The Herald has produced this Stat of the Week nomination

BuyOnlineApr13

 

The obvious problem is that the percentages add up to about 170%, not 100%. That’s why the bar labelled “41.8%” is only about 1/4 of the circle.These are not mutually exclusive categories, and in fact someone who is in one of these categories is actually more likely to be in others.

The most interesting results from the underlying data would be about which purchases go together.
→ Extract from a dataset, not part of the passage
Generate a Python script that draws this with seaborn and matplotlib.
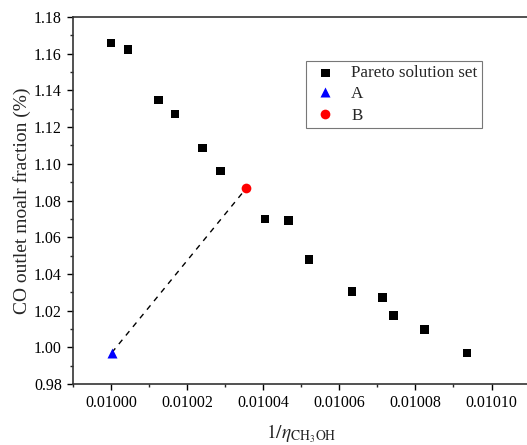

Is there an more-or-less consistent ordering of things so that someone who buys food and beverages online will also buy reading materials and electronics online, or is it more complicated?  That’s probably the sort of information that Roy Morgan Research would like to sell you, with the overall proportions as a teaser — selling detailed survey reports is their business.

On the other hand, while the ribbon adding up to a full circle is irrelevant because there isn’t a meaningful total, it’s hard to get very worked up about it.  A table, or a ‘forest plot’ of points and margin of error would be a bit more informative — it’s not clear what the margin of error in the smaller categories is like.

I’m slightly more worried about the fact that reading isn’t counted as leisure, somewhat more worried that it’s news that more people use the internet now than ten years ago, and much more worried that the graph says it refers to 4977 people but the text of the story says 12000 people.

April 3, 2013

Infographic of the day.

Our only Prime Minister has tweeted an infographic of the new crime figures

key

 

In his defense, I will first concede that Mr Key is not regarded as an unbiased source of information, so he doesn’t have the same responsibilities that journalists do.

Still.

One of the basic and classical problems with representing numbers by pictures (apart from the choice of picture) is scaling.  The crime rate was 16% lower in 2012 than in 2008. The blue bottle is 16% smaller in every dimension than the red bottle.  If you just look at the size of the picture, the area of the blue bottle is nearly 30% smaller than the red bottle. If you take the visual metaphor seriously, these bottles have volume, and the volume of the blue bottle would be 40% smaller.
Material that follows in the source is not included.